Handling high-missingness columns
All three functions warn when a numeric column has missing values
above na_warn_prop (default 0.2 = 20 %). The warning
carries class healthmarkers_impute_warn_high_missing.
df_hi <- tibble::tibble(x = c(1, NA, NA, NA), y = c(2, NA, 4, 5))
suppressWarnings(
tryCatch(
impute_missing(df_hi, method = "mean", verbose = FALSE),
warning = function(w) { message("High-missingness warning: ", conditionMessage(w)); NULL }
)
)
#> NULLVerbose diagnostics
Set verbose = TRUE (and
healthmarkers.verbose = "inform") to surface structured
messages for each call: preparing inputs and a results summary.
old_opt <- options(healthmarkers.verbose = "inform")
df_v <- tibble::tibble(a = c(1, NA, 3), b = c(4, 5, NA), c = c(NA, 2, 2))
suppressWarnings(impute_missing(df_v, method = "mean", verbose = TRUE))
#> impute_missing(): preparing inputs (3 rows, 3 column(s), method='mean')

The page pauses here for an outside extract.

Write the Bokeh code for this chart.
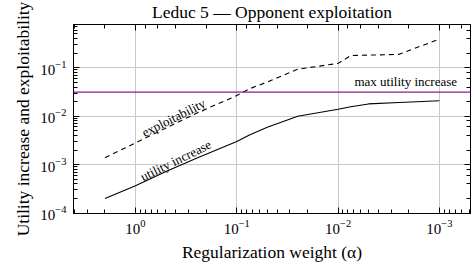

#> impute_missing(): results: imputed 3 values across 3 columns [a=1, b=1, c=1]
#> # A tibble: 3 × 3
#> a b c
#> <dbl> <dbl> <dbl>
#> 1 1 4 2
#> 2 2 5 2
#> 3 3 4.5 2
options(old_opt)The results message reports how many values were imputed per column:
impute_missing(): results: imputed N values across M columns [col1=n1, col2=n2, ...]
Tips
- Run imputation before calling marker functions when data-level NA handling is insufficient (e.g., when you need a complete matrix for PCA or multivariate ML upstream).
- Prefer
impute_missing(method = "median")for skewed biomarker distributions. -
impute_mice()andimpute_missforest()provide MAR-robust estimates at the cost of speed; use them for final analysis datasets, not exploratory runs. - Non-numeric columns (factors, characters) are always passed through unchanged.